Active Value, a U.K.-based investment firm, is the largest shareholder in Cordiant and initially had tried to block any sale of the advertising company until new corporate officers are installed. The firm had expressed concern about bonuses to be paid to Cordiant CEO David Hearn and Finance Director Andy Boland if the company was sold.
WPP must gain the support of 75%
A Stock Exchange statement issued today revealed that fund managers Active Value has bought a further 2.5 million shares at 4.92 cents, upping its holding to 102,388,099 shares. Last week Active Value raised its Cordiant holding to 23.94% from 16.7%.
If Active Value succeeds, it will have to force Cordiant into administration and, along with any ally, pick off its assets, which include marketing-services specialist 141 Worldwide and Healthworld as well as Bates Worldwide.
Teaming with Grey?
There have been press reports that Active Value may team up with Grey Global Group's Grey Worldwide to put forward a package to rival WPP's. Grey and Cordiant's Bates Advertising share a major client in British American Tobacco.

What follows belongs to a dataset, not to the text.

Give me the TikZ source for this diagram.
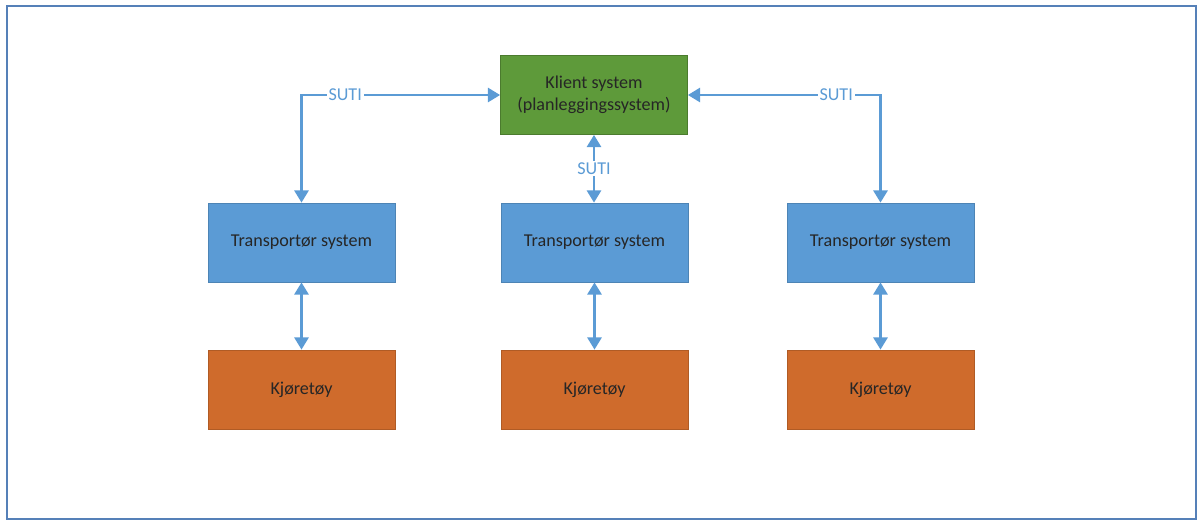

Other reports claim that Active Value may yet team up with U.S. hedge fund Cerberus Capital Management, which still owns a $130 million debt holding in Cordiant.
'Situation is fluid'
A source close to Active Value refused to rule out any of the possible combinations. He said, "The situation is fluid. There are lots of potential outcomes and we still have a long way to go. We are not competing against WPP, we are just looking to get the best deal as a shareholder."
Under the terms of the WPP deal, Cordiant shareholders will receive $17 million between them, while its creditors -- except for Cerberus, which refused to let go of its debt -- will be paid in full.